## Set exercise
Retype the records below from their first line through the line holding "const yTicks = [40, 60, 80, 100, 120, 140];", including both ends and no pictures.

## Material shown
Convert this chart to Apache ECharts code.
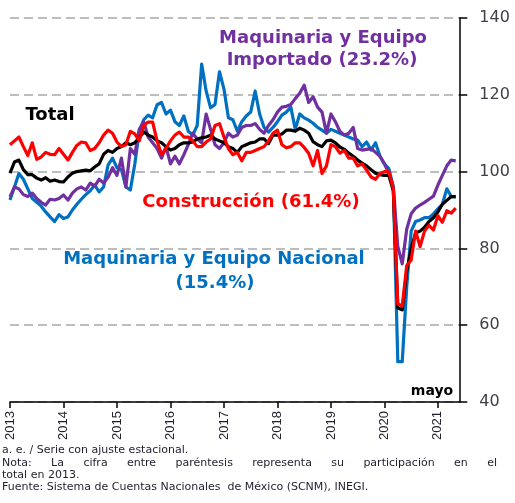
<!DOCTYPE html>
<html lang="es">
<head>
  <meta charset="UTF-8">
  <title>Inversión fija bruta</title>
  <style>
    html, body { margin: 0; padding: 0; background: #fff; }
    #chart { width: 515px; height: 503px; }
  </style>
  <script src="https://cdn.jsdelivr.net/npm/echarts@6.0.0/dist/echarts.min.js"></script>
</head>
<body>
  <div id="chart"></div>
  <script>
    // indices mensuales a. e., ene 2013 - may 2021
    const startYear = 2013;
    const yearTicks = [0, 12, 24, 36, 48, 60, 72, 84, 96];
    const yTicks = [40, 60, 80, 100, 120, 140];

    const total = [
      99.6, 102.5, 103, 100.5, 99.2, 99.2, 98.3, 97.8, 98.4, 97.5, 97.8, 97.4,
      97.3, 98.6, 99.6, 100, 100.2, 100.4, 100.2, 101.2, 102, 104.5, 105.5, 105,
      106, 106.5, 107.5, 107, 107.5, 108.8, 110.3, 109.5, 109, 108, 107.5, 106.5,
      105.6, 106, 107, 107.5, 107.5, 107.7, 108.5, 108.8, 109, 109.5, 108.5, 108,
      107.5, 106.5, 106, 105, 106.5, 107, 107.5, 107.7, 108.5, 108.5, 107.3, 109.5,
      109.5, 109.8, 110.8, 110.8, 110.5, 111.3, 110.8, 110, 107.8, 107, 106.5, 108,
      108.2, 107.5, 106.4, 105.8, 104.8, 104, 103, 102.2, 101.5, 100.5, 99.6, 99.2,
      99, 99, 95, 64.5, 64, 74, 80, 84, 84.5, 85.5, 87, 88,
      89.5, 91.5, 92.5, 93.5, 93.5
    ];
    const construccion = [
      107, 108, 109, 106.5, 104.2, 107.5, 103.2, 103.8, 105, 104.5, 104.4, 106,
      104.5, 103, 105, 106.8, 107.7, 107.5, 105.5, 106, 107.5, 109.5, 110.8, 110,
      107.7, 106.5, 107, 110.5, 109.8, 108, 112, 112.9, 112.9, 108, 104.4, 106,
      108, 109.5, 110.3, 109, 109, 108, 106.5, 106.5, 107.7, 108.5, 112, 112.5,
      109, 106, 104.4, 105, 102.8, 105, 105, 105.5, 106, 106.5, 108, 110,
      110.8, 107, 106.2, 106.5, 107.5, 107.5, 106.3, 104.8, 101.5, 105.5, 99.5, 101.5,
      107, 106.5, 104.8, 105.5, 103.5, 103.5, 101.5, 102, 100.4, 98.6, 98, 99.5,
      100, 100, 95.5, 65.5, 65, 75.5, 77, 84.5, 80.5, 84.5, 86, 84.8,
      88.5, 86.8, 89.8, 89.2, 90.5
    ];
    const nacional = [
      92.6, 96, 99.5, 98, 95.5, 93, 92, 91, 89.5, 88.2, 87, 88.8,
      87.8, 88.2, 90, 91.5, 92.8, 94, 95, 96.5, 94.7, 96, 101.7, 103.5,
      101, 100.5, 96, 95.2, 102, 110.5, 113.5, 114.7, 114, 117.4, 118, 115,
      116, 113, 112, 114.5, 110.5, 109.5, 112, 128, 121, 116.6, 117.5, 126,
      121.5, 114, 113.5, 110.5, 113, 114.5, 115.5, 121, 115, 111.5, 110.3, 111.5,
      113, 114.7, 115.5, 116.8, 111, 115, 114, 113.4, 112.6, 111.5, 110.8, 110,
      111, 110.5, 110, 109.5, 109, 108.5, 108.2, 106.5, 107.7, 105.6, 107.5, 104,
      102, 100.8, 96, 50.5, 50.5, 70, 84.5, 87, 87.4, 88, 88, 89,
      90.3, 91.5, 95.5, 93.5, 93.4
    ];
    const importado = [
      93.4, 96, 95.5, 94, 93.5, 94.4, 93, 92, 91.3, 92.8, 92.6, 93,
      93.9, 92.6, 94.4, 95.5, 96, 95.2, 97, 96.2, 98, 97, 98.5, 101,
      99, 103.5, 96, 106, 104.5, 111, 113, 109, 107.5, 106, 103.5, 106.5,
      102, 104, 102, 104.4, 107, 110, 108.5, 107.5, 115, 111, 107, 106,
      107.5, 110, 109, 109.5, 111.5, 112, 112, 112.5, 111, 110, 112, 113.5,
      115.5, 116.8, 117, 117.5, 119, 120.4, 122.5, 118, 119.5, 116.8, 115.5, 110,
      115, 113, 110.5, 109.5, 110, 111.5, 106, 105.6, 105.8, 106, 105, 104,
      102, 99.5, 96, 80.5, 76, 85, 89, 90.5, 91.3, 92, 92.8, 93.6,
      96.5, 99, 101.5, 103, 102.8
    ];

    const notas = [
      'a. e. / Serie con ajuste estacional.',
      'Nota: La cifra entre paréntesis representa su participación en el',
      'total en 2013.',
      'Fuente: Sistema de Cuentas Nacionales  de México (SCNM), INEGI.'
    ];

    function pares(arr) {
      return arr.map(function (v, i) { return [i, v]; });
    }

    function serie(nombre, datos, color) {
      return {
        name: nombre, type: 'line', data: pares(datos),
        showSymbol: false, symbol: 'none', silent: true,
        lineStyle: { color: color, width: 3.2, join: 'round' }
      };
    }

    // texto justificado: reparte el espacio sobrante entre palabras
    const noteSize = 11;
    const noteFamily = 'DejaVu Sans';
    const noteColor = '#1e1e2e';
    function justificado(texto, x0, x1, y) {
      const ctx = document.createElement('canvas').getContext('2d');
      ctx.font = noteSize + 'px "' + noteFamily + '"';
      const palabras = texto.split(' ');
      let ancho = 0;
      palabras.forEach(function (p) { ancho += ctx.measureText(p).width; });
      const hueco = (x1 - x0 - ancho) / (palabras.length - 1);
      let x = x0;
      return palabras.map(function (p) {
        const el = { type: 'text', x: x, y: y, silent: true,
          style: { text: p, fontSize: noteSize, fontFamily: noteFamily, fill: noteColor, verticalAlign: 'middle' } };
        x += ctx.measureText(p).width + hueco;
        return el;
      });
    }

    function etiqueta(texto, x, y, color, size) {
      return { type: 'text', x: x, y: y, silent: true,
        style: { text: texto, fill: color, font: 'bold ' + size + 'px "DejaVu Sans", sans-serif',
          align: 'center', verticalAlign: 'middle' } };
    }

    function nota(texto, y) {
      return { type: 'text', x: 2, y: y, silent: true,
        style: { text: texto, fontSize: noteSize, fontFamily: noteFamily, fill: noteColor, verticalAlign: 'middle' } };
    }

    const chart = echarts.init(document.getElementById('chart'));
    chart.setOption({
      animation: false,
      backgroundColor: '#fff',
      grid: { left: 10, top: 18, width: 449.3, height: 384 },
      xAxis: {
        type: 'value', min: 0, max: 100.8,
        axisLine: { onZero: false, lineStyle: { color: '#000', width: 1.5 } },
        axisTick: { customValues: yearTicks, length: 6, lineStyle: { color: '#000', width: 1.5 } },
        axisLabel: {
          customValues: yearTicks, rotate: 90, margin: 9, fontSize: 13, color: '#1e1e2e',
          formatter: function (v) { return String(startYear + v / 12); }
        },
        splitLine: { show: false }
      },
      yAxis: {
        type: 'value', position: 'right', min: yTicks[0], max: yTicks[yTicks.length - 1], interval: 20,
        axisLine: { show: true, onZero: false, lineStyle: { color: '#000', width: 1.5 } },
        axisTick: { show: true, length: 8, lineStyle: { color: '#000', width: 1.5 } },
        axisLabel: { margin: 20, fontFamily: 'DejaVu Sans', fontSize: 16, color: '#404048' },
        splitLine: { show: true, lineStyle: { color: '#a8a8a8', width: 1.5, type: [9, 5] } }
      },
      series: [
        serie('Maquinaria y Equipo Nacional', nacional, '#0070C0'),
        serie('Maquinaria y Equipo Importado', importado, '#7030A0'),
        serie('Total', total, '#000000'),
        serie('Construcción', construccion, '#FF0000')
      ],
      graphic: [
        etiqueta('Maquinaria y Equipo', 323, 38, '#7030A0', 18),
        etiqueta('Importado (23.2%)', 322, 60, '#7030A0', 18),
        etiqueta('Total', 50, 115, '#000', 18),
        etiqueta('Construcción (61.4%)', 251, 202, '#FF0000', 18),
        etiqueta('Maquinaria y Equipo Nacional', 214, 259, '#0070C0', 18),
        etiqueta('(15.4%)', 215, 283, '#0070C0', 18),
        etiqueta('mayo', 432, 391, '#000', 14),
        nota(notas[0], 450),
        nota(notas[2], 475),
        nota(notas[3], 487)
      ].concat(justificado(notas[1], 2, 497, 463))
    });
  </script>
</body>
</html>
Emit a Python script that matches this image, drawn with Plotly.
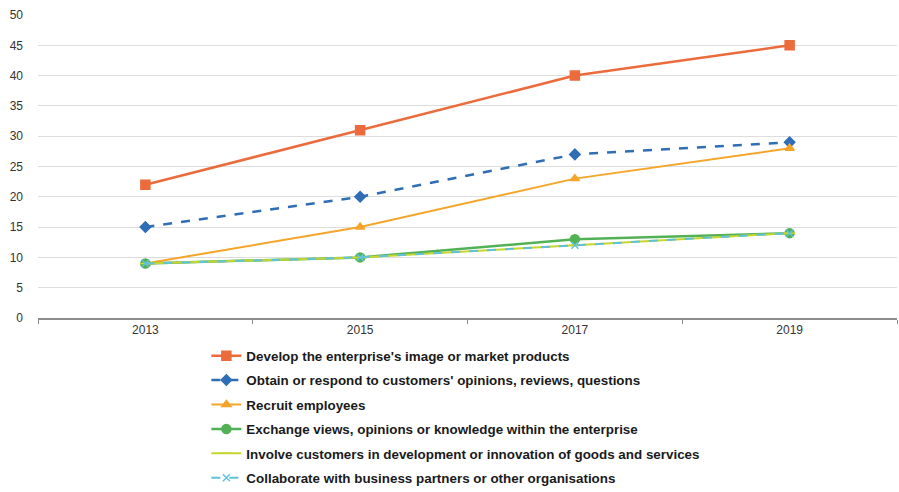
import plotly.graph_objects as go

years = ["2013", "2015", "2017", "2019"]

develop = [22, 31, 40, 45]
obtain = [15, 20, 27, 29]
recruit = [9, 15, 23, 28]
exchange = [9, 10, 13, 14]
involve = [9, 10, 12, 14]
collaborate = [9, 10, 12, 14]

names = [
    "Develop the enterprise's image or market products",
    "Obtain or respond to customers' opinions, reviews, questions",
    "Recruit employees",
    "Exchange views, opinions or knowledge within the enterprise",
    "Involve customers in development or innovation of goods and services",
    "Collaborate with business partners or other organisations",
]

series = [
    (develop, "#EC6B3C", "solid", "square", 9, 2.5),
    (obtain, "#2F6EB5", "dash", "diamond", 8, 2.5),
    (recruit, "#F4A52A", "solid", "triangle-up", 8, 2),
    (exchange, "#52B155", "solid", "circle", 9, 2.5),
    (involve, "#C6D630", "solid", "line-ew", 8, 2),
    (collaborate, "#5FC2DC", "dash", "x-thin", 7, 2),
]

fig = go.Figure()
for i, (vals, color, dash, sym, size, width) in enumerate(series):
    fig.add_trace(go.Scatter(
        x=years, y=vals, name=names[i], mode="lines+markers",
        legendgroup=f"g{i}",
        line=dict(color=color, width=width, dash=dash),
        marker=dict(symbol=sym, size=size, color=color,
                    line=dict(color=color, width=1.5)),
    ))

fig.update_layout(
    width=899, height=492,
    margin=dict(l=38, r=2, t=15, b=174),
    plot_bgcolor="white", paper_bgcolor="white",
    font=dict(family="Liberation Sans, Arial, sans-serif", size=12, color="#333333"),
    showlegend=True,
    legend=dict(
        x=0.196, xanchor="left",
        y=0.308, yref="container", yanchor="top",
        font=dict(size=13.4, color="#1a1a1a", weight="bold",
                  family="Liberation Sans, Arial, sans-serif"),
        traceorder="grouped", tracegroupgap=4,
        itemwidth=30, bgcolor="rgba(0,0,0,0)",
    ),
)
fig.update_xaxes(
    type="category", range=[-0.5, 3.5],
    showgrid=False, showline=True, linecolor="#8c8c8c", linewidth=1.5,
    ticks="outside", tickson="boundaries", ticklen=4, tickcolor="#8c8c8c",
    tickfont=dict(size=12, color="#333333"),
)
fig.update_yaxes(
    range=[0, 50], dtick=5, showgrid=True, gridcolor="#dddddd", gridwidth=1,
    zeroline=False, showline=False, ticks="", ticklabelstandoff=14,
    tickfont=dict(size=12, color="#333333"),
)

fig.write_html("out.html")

## Solution to this problem
Convert this chart to Apache ECharts code.
<!DOCTYPE html>
<html lang="es">
<head>
  <meta charset="UTF-8">
  <title>Inversión fija bruta</title>
  <style>
    html, body { margin: 0; padding: 0; background: #fff; }
    #chart { width: 515px; height: 503px; }
  </style>
  <script src="https://cdn.jsdelivr.net/npm/echarts@6.0.0/dist/echarts.min.js"></script>
</head>
<body>
  <div id="chart"></div>
  <script>
    // indices mensuales a. e., ene 2013 - may 2021
    const startYear = 2013;
    const yearTicks = [0, 12, 24, 36, 48, 60, 72, 84, 96];
    const yTicks = [40, 60, 80, 100, 120, 140];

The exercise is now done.